Although freedom of expression and the press are supposedly guaranteed by the DRC’s 2006 constitution, the reality is that the government regularly restricts access to media both directly and indirectly. There are very few laws that govern the internet or digital media specifically; the vast majority of government responsibility for regulating these entities falls under the jurisdiction of the Regulatory Agency for Post and Electronic Communication (ARPCE). The agency is tasked with handling all aspects of research and investigation on the sector, setting tariffs, and enforcing operations standards, among other things. Perhaps most importantly, the agency has the power to shut down any and all telecommunications services when the government determines doing so is in the best interest of the state (for any reason). In January 2015, this became a reality when deadly clashes between law enforcement and political protestors led to a government-ordered shutdown of all internet and cellular communications networks–a violation of international law as dictated by the United Nations International Covenant on Civil and Political Rights.
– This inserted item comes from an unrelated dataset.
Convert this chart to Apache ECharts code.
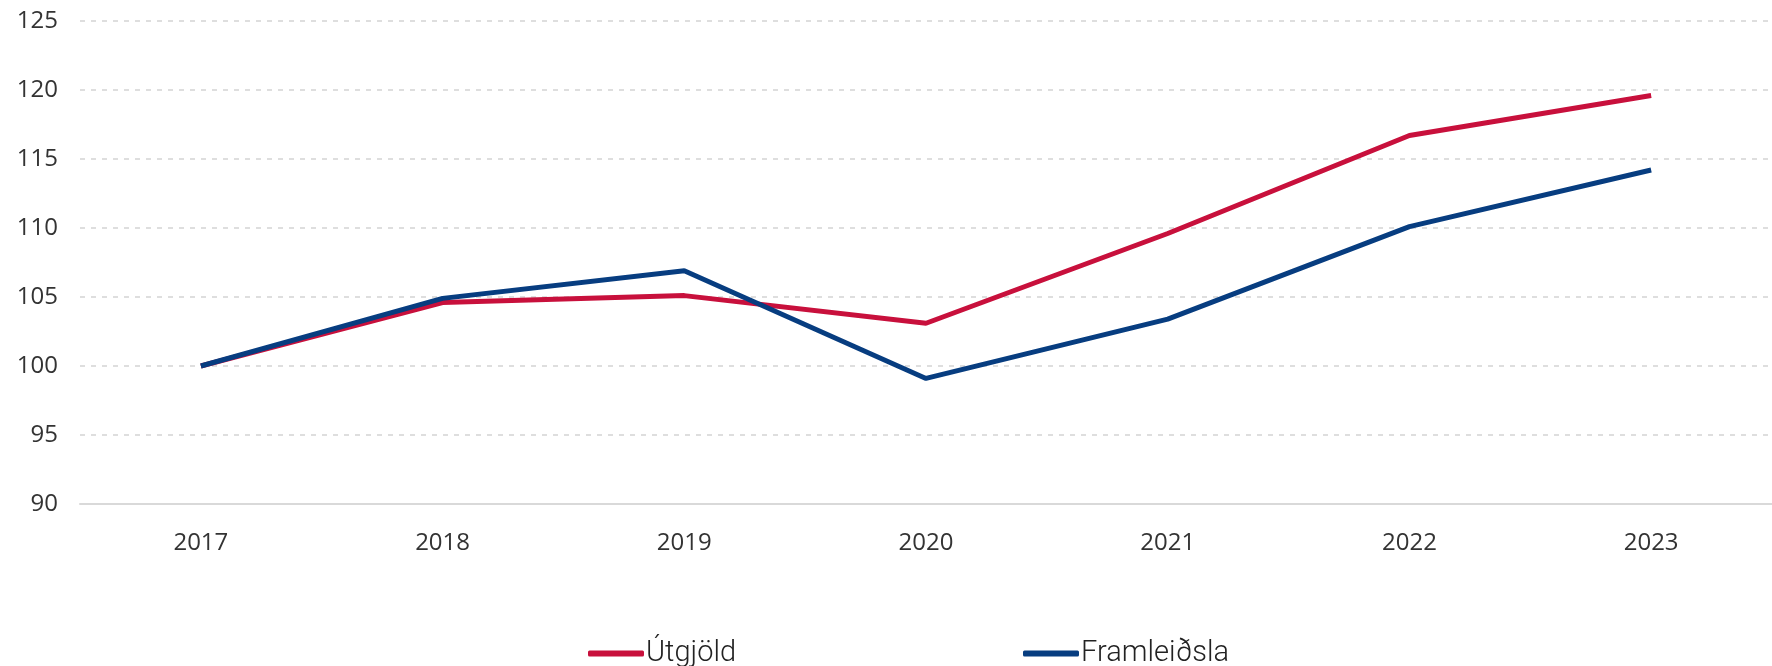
<!DOCTYPE html>
<html>
<head>
<meta charset="utf-8">
<script src="https://cdn.jsdelivr.net/npm/echarts@6/dist/echarts.min.js"></script>
<style>
  html, body { margin: 0; padding: 0; background: #fff; }
  #main { width: 1772px; height: 666px; }
</style>
</head>
<body>
<div id="main"></div>
<script>
var years = ['2017', '2018', '2019', '2020', '2021', '2022', '2023'];
var utgjold = [100, 104.6, 105.1, 103.1, 109.6, 116.7, 119.6];
var framleidsla = [100, 104.9, 106.9, 99.1, 103.4, 110.1, 114.2];

var myChart = echarts.init(document.getElementById('main'));

var legendText = {
    fontFamily: 'Roboto',
    fontWeight: 300,
    fontSize: 29,
    color: '#222',
    padding: [0, 0, 0, -3]
};

var option = {
    animation: false,
    grid: {
        left: 80,
        right: 0,
        top: 21,
        bottom: 162
    },
    legend: [
        {
            bottom: -7,
            left: 583,
            itemWidth: 56,
            itemHeight: 6,
            icon: 'roundRect',
            textStyle: legendText,
            data: ['Útgjöld']
        },
        {
            bottom: -7,
            left: 1018,
            itemWidth: 56,
            itemHeight: 6,
            icon: 'roundRect',
            textStyle: legendText,
            data: ['Framleiðsla']
        }
    ],
    xAxis: {
        type: 'category',
        data: years,
        axisTick: { show: false },
        axisLine: { lineStyle: { color: '#d9d9d9', width: 2 } },
        axisLabel: {
            margin: 27,
            fontFamily: 'Open Sans',
            fontSize: 24,
            color: '#333'
        }
    },
    yAxis: {
        type: 'value',
        min: 90,
        max: 125,
        interval: 5,
        axisLine: { show: false },
        axisTick: { show: false },
        axisLabel: {
            margin: 22,
            fontFamily: 'Open Sans',
            fontSize: 24,
            color: '#333'
        },
        splitLine: {
            lineStyle: {
                color: '#d4d4d4',
                width: 1.5,
                type: [5, 6]
            }
        }
    },
    series: [
        {
            name: 'Útgjöld',
            type: 'line',
            data: utgjold,
            showSymbol: false,
            symbol: 'none',
            lineStyle: { color: '#c8103c', width: 5 },
            itemStyle: { color: '#c8103c' }
        },
        {
            name: 'Framleiðsla',
            type: 'line',
            data: framleidsla,
            showSymbol: false,
            symbol: 'none',
            lineStyle: { color: '#073d80', width: 5 },
            itemStyle: { color: '#073d80' }
        }
    ]
};

myChart.setOption(option);
</script>
</body>
</html>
Although this government-mandated shutdown attracted significant international attention, it is the government’s indirect manipulation of internet prices that makes regular, reliable access to digital information unavailable to the majority of the DRC’s citizens. Even in comparison to neighboring countries, the quality of telecommunications services in the DRC is poor, and the prices of these subpar services are shockingly high. A World Bank report in 2015 found that the cost of bandwidth in the DRC is up to ten times more expensive than it is in neighboring east African countries. As a result, the rate of traditional internet usage in the DRC is extremely low–less than 3%.

By contrast, mobile internet accessed via a data plan on a cellular phone is a cheaper and more convenient option, although it still remains relatively expensive. Mobile internet usage is growing fast–recent penetration rates are estimated to be around 30 percent-but a study by Strategy& found that for mobile internet access to be affordable for 80 percent of the population of the DRC, data plan prices need to drop by another 96 percent.

A price reduction that steep would require significant restructuring–both physical and financial. Telecommunications infrastructure throughout the country needs intensive repairs and upgrades in order to stabilize service and decrease high operating costs. The World Bank has invested over $200 million in the Central African Backbone project intended to improve high-speed internet infrastructure. But another similar project, managed by the DRC’s state-owned telecommunications company and funded by Chinese banks, has been a significant letdown after it was revealed that millions of dollars intended to improve the country’s telecommunications ‘backbone’ were misused and little has been accomplished to improve unreliable connections or decrease prices.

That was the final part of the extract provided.